Perhaps the most notable thing about this album is that Daniel Lanois is credited as playing and arranging elements of it. The year after this was released, Eno and Lanois produced U2's 'The Unforgettable Fire', and you can certainly pick up elements of that production here, notably the layers of keyboard washes. This isn't really music, it's sound to fill a space and create a mood, which is the sort of ambient music I really love. But put it on as a background for pudding at a dinner party, as I once did, and everyone rolls their eyes and says 'Uh-oh, it's all gone a bit Gong'. Philistines.

Catalogue Number: EGLP53

Tracks: Under Stars. The Secret Place. Matta. Signals. An End (Ascent). Under Stars II. Drift. Silver Morning. Deep Blue Day. Weightless. Always Returning. Stars.

Sunday, 4 April 2010

Brian Eno and Harold Budd - 'Ambient 2: The Plateaux of Mirror'

I have no idea when I bought this. I'd guess it was late 1990s, because there are bits in it that I remember sampling and hiding in the background of tracks, just to fill it out and give it a bit of ambience (pun intended). The piano motif at the start of 'The Chill Air' immediately takes me back to the mini-studio I had set up at my gaff on Meanwood Road in Leeds. I vividly remember having woken up really early, getting into the studio, and laying down layers of samples as the background to a track. I'd used loads of tiny snippets of sound, collaged together behind a drumbeat. I had a terrible lack-of-sleep headache, and what came out of the sampler was reflective of that - disjointed, irritated and disembodied. Not a productive morning.

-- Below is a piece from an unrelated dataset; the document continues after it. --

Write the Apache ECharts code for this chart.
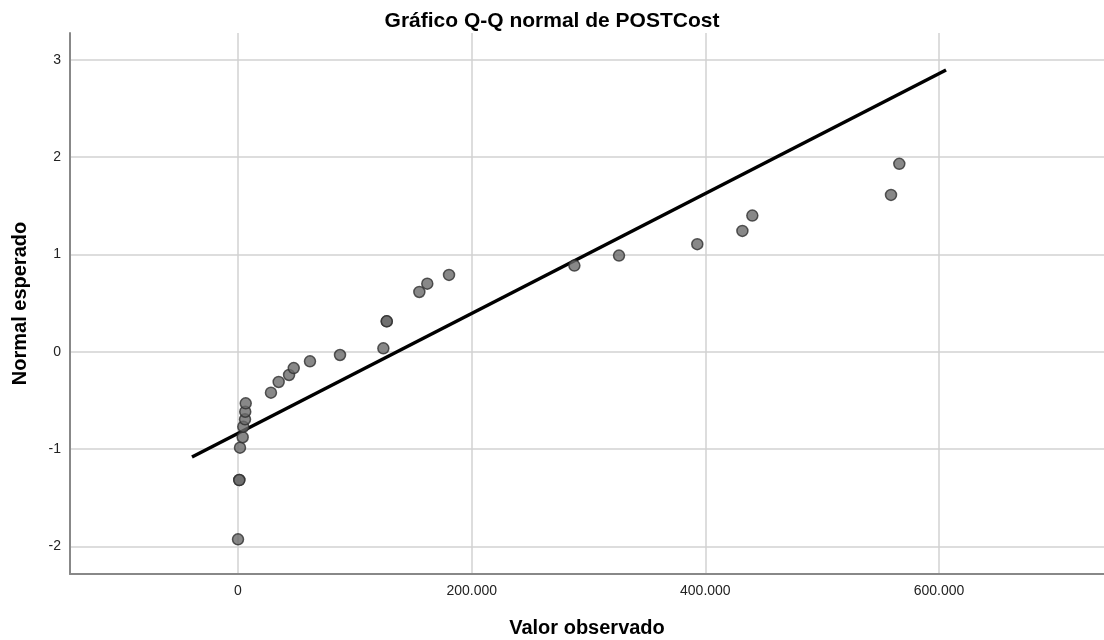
<!DOCTYPE html>
<html>
<head>
<meta charset="utf-8">
<script src="https://cdn.jsdelivr.net/npm/echarts@6/dist/echarts.min.js"></script>
<style>
  html, body { margin: 0; padding: 0; background: #fff; }
  #qq { width: 1104px; height: 640px; }
</style>
</head>
<body>
<div id="qq"></div>
<script>
// observed values (x) and expected normal values (y)
var observed = [0, 1100, 1100, 1700, 4000, 4500, 6000, 6200, 6600, 28200, 34800, 43700, 47700, 61600, 87300,
    124400, 127300, 127300, 155200, 162000, 180600, 287900, 326100, 393100, 431700, 440200, 558900, 566000]
var expected = [-1.928, -1.318, -1.318, -0.985, -0.878, -0.770, -0.694, -0.616, -0.530, -0.420, -0.310, -0.238, -0.167, -0.098, -0.033,
    0.036, 0.313, 0.313, 0.615, 0.700, 0.790, 0.886, 0.989, 1.106, 1.243, 1.400, 1.613, 1.932]

// reference line end points
var lineX = [-39400, 606000]
var lineY = [-1.082, 2.897]

var xTicks = [0, 200000, 400000, 600000]
var yTicks = [-2, -1, 0, 1, 2, 3]

var qq = document.getElementById("qq")
var myChart_qq = echarts.init(qq)

function fmtThousands(v) {
    return String(v).replace(/\B(?=(\d{3})+(?!\d))/g, ".")
}

var points = observed.map(function (v, i) { return [v, expected[i]] })
var linePts = lineX.map(function (v, i) { return [v, lineY[i]] })

var font = "Liberation Sans, Arial, sans-serif"

var option_qq = {
    animation: false,
    title: {
        text: "Gráfico Q-Q normal de POSTCost",
        left: "center",
        top: 6,
        textStyle: { fontFamily: font, fontSize: 21, fontWeight: "bold", color: "#000" }
    },
    grid: {
        left: 70,
        right: 0,
        top: 33,
        bottom: 66,
        outerBoundsMode: "none",
        containLabel: false
    },
    xAxis: {
        type: "value",
        min: -143800,
        max: 741200,
        name: "Valor observado",
        nameLocation: "middle",
        nameGap: 44,
        nameTextStyle: { fontFamily: font, fontSize: 20, fontWeight: "bold", color: "#000" },
        axisLine: { show: true, onZero: false, lineStyle: { color: "#888", width: 2 } },
        axisTick: { show: false, customValues: xTicks },
        axisLabel: {
            customValues: xTicks,
            fontFamily: font, fontSize: 14, color: "#222", margin: 10,
            formatter: function (v) { return fmtThousands(v) }
        },
        splitLine: { show: true, lineStyle: { color: "#d2d2d2", width: 1.5 } }
    },
    yAxis: {
        type: "value",
        min: -2.284,
        max: 3.277,
        name: "Normal esperado",
        nameLocation: "middle",
        nameGap: 40,
        nameTextStyle: { fontFamily: font, fontSize: 20, fontWeight: "bold", color: "#000" },
        axisLine: { show: true, onZero: false, lineStyle: { color: "#888", width: 2 } },
        axisTick: { show: false, customValues: yTicks },
        axisLabel: {
            customValues: yTicks,
            fontFamily: font, fontSize: 14, color: "#222", margin: 9
        },
        splitLine: { show: true, lineStyle: { color: "#d2d2d2", width: 1.5 } }
    },
    series: [
        {
            type: "line",
            data: linePts,
            showSymbol: false,
            lineStyle: { color: "#000", width: 3.5 },
            z: 2
        },
        {
            type: "scatter",
            data: points,
            symbolSize: 11,
            itemStyle: { color: "#6a6a6a", borderColor: "#303030", borderWidth: 1.5 },
            z: 3
        }
    ]
}

myChart_qq.setOption(option_qq)
</script>
</body>
</html>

Conversely, 'Ambient 2' is a beautiful record, really soft and dreamy, but at the same time quite structured. I'd guess that's the combination of Eno's production and Budd's meandering but strong piano lines. It's from a period when ambient actually meant 'evocative', rather than shorthand for slow, repetitive faux-ethnic techno.

I hadn't noticed before, but this really reminds me of 'Genny Hanniver' by Tatsuhiko Asano, which is a relatively recent record. It has the same textures and dreamy feel, calm and cool, but at the same time pulling the listener towards a destination. I don't have 'Genny Hanniver' on vinyl, but it's certainly one of the better electronic downbeat records I've heard in the last 10 years.

Tracks: First Light, Steal Away, The Plateaux of Mirror, Above Chiangmai, An Arc of Doves, Not Yet Remembered, The Chill Air, Among Fields of Crystal, Wind in Lonely Fences, Failing Light.